> **Aim**
Print the lines of the listing below verbatim from its first line through the line bearing "plt.rcParams['font.family'] = ['Noto". Any pictures are to be omitted.
↓
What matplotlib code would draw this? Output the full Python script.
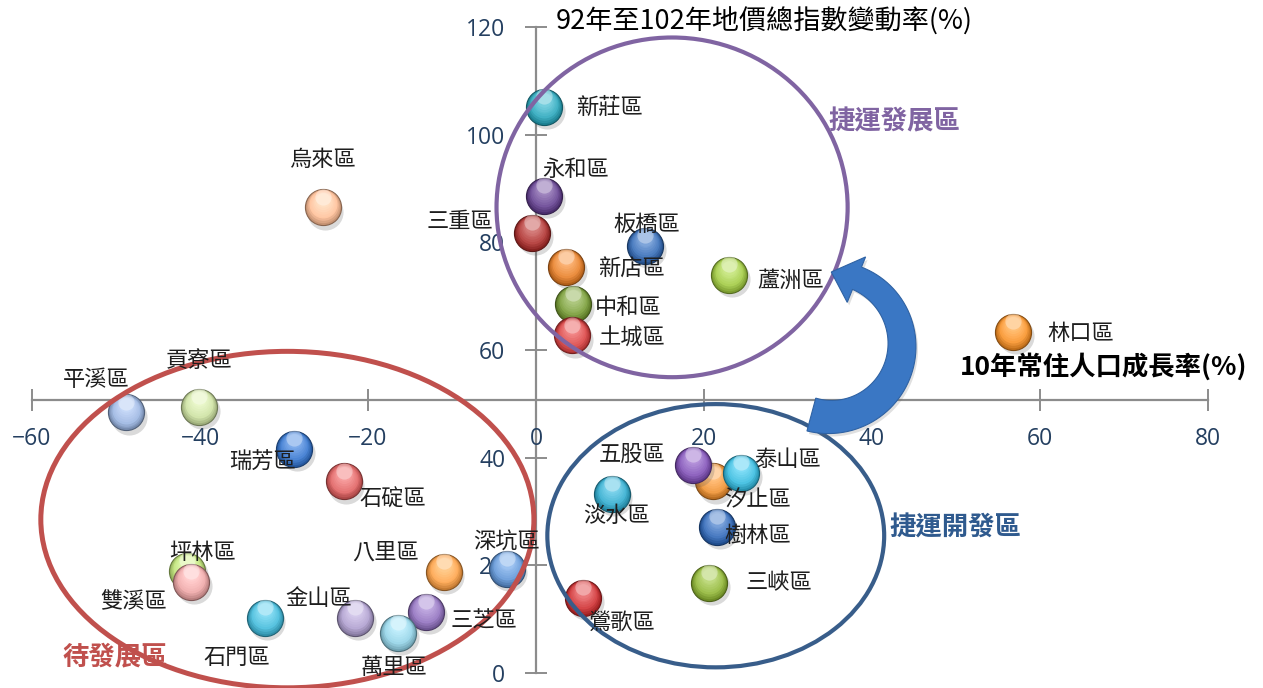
import numpy as np
import matplotlib
matplotlib.use('Agg')
import matplotlib.pyplot as plt
from matplotlib.colors import to_rgb
from matplotlib.patches import Ellipse, Polygon
from matplotlib.transforms import ScaledTranslation

plt.rcParams['font.family'] = ['Noto Sans CJK TC', 'DejaVu Sans']

# data: 10年常住人口成長率(%) vs 92年至102年地價總指數變動率(%)
districts = ['永和區', '三重區', '新莊區', '板橋區', '新店區', '蘆洲區', '中和區', '土城區', '林口區',
             '烏來區', '平溪區', '貢寮區', '瑞芳區', '石碇區', '坪林區', '雙溪區', '石門區', '金山區',
             '三芝區', '萬里區', '八里區', '深坑區', '鶯歌區', '汐止區', '五股區', '泰山區', '淡水區',
             '樹林區', '三峽區']
pop_growth = [0.95, -0.5, 0.95, 13.0, 3.6, 23.0, 4.4, 4.3, 56.8,
              -25.4, -48.8, -40.1, -28.8, -22.9, -41.5, -41.1, -32.3, -21.5,
              -13.1, -16.4, -11.0, -3.5, 5.6, 21.1, 18.7, 24.4, 9.0,
              21.6, 20.6]
land_price = [88.6, 81.7, 105.1, 79.3, 75.5, 73.9, 68.5, 62.7, 63.4,
              86.5, 48.4, 49.4, 41.6, 35.6, 19.0, 16.9, 10.3, 10.3,
              11.4, 7.5, 18.7, 19.3, 13.9, 35.6, 38.7, 37.2, 33.3,
              27.1, 16.7]
colors = ['#5E3A8A', '#A82A28', '#23A0B5', '#2E65B0', '#E07820', '#9BC43C', '#70952E', '#D23A3A', '#F08A20',
          '#F8B890', '#94AEDA', '#C6DA9A', '#2F6FC8', '#D95A5A', '#B8DC70', '#E8A0A0', '#3CB4D4', '#A898C8',
          '#8A6AB8', '#8CCCE0', '#F59A40', '#5A8FD0', '#C8282A', '#E88A2A', '#7A4AB0', '#30B4D8', '#2AA5C8',
          '#2860B0', '#8AB030']

# label offsets in pixels (dx right, dy down) from the marker centre
label_offsets = {
    '新莊區': (65, 0), '永和區': (32, -27), '三重區': (-72, -12), '板橋區': (2, -22),
    '新店區': (65, 3), '蘆洲區': (61, 5), '中和區': (55, 3), '土城區': (60, 3),
    '林口區': (68, 2), '烏來區': (0, -48), '平溪區': (-30, -33), '貢寮區': (0, -47),
    '瑞芳區': (-32, 13), '石碇區': (49, 18), '坪林區': (15, -18), '雙溪區': (-57, 20),
    '石門區': (-28, 40), '金山區': (-37, -19), '萬里區': (-4, 35), '三芝區': (58, 10),
    '八里區': (-58, -20), '深坑區': (0, -27), '鶯歌區': (39, 24), '五股區': (-61, -10),
    '泰山區': (47, -13), '汐止區': (44, 18), '淡水區': (5, 22), '樹林區': (40, 8),
    '三峽區': (70, 0),
}

x_ticks = [-60, -40, -20, 0, 20, 40, 60, 80]
y_ticks = [0, 20, 40, 60, 80, 100, 120]

W, H = 1263, 688
fig = plt.figure(figsize=(W / 100, H / 100), dpi=100)
ax = fig.add_axes([32 / W, 15 / H, 1176 / W, 646 / H])
ax.set_xlim(-60, 80)
ax.set_ylim(0, 120)

for s in ['top', 'right']:
    ax.spines[s].set_visible(False)
ax.spines['left'].set_position(('data', 0))
ax.spines['bottom'].set_position(('data', 50.8))
for s in ['left', 'bottom']:
    ax.spines[s].set_color('#8C8C8C')
    ax.spines[s].set_linewidth(1.6)
    ax.spines[s].set_zorder(0.5)
ax.set_xticks(x_ticks)
ax.set_yticks(y_ticks)
ax.tick_params(direction='inout', length=16, width=1.4, color='#8C8C8C',
               labelcolor='#243F60', labelsize=16.5)
ax.tick_params(axis='x', pad=12)
ax.tick_params(axis='y', pad=14)
for lab in ax.get_xticklabels() + ax.get_yticklabels():
    lab.set_family('Open Sans')


def sphere(x, y, color, d=26):
    base = np.array(to_rgb(color))
    dark = base * 0.55
    sh = ax.transData + ScaledTranslation(2 / 72, -3 / 72, fig.dpi_scale_trans)
    ax.scatter(x, y, s=d ** 2, color='0.35', alpha=0.22, lw=0, transform=sh, zorder=2)
    ax.scatter(x, y, s=d ** 2, color=base * 0.8, edgecolors=dark, linewidths=0.8, zorder=2)
    for k in range(1, 9):
        f = 1 - k * 0.075
        c = np.clip(base * 0.8 + (1 - base * 0.8) * k * 0.045 + base * 0.2 * min(k, 3) / 3, 0, 1)
        off = ax.transData + ScaledTranslation(0, (1 - f) * d * 0.35 / 72, fig.dpi_scale_trans)
        ax.scatter(x, y, s=(d * f) ** 2, color=c, lw=0, transform=off, zorder=2)
    hl = ax.transData + ScaledTranslation(0, d * 0.3 / 72, fig.dpi_scale_trans)
    ax.scatter(x, y, s=(d * 0.45) ** 2, color='white', alpha=0.35, lw=0, transform=hl, zorder=2)


for name, px, py, c in zip(districts, pop_growth, land_price, colors):
    sphere(px, py, c)

for name, px, py in zip(districts, pop_growth, land_price):
    dx, dy = label_offsets[name]
    ax.annotate(name, (px, py), xytext=(dx * 0.72, -dy * 0.72), textcoords='offset points',
                ha='center', va='center', fontsize=16, color='#1E1E1E', zorder=5)

# zones
ax.add_patch(Ellipse((16.2, 86.5), 41.8, 63.1, fill=False, ec='#8064A2', lw=3.0, zorder=4))
ax.add_patch(Ellipse((-29.6, 28.5), 58.7, 62.5, fill=False, ec='#C0504D', lw=3.6, zorder=4,
                     clip_on=False))
ax.add_patch(Ellipse((21.4, 25.5), 40.1, 48.9, fill=False, ec='#385D8A', lw=3.0, zorder=4))

# curved arrow (built in figure pixels)
cx, cy, R = 830, 345, 72
th = np.radians(np.linspace(-105, 68, 60))
wd = np.linspace(34, 24, 60)
outer = [(cx + (R + w / 2) * np.cos(t), cy - (R + w / 2) * np.sin(t)) for t, w in zip(th, wd)]
inner = [(cx + (R - w / 2) * np.cos(t), cy - (R - w / 2) * np.sin(t)) for t, w in zip(th, wd)]
tb, tt = np.radians(68), np.radians(89)
head = [(cx + 95 * np.cos(tb), cy - 95 * np.sin(tb)),
        (cx + 73 * np.cos(tt), cy - 73 * np.sin(tt)),
        (cx + 46 * np.cos(tb), cy - 46 * np.sin(tb))]
verts = outer + head + inner[::-1]
verts = [(vx / W, 1 - vy / H) for vx, vy in verts]
shadow = [(vx + 2 / W, vy - 3 / H) for vx, vy in verts]
fig.patches.append(Polygon(shadow, closed=True, transform=fig.transFigure, fc='0.4', alpha=0.2,
                           lw=0, zorder=4))
fig.patches.append(Polygon(verts, closed=True, transform=fig.transFigure, fc='#3A77C4',
                           ec='#2F62A3', lw=0.8, zorder=4))

ax.text(894 / W, 1 - 122 / H, '捷運發展區', transform=fig.transFigure, ha='center', va='center',
        fontsize=19, fontweight='bold', color='#8064A2')
ax.text(955 / W, 1 - 528 / H, '捷運開發區', transform=fig.transFigure, ha='center', va='center',
        fontsize=19, fontweight='bold', color='#2F5A8E')
ax.text(115 / W, 1 - 657 / H, '待發展區', transform=fig.transFigure, ha='center', va='center',
        fontsize=19, fontweight='bold', color='#C0504D')

# axis titles
fig.text(556 / W, 1 - 22 / H, '92年至102年地價總指數變動率(%)', ha='left', va='center',
         fontsize=19.5, color='black')
fig.text(1247 / W, 1 - 367 / H, '10年常住人口成長率(%)', ha='right', va='center',
         fontsize=19, fontweight='bold', color='black')

fig.savefig('out.png', dpi=100)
↑
> **Answer for the task**
What matplotlib code would draw this? Output the full Python script.
import numpy as np
import matplotlib
matplotlib.use('Agg')
import matplotlib.pyplot as plt
from matplotlib.colors import to_rgb
from matplotlib.patches import Ellipse, Polygon
from matplotlib.transforms import ScaledTranslation

plt.rcParams['font.family'] = ['Noto Sans CJK TC', 'DejaVu Sans']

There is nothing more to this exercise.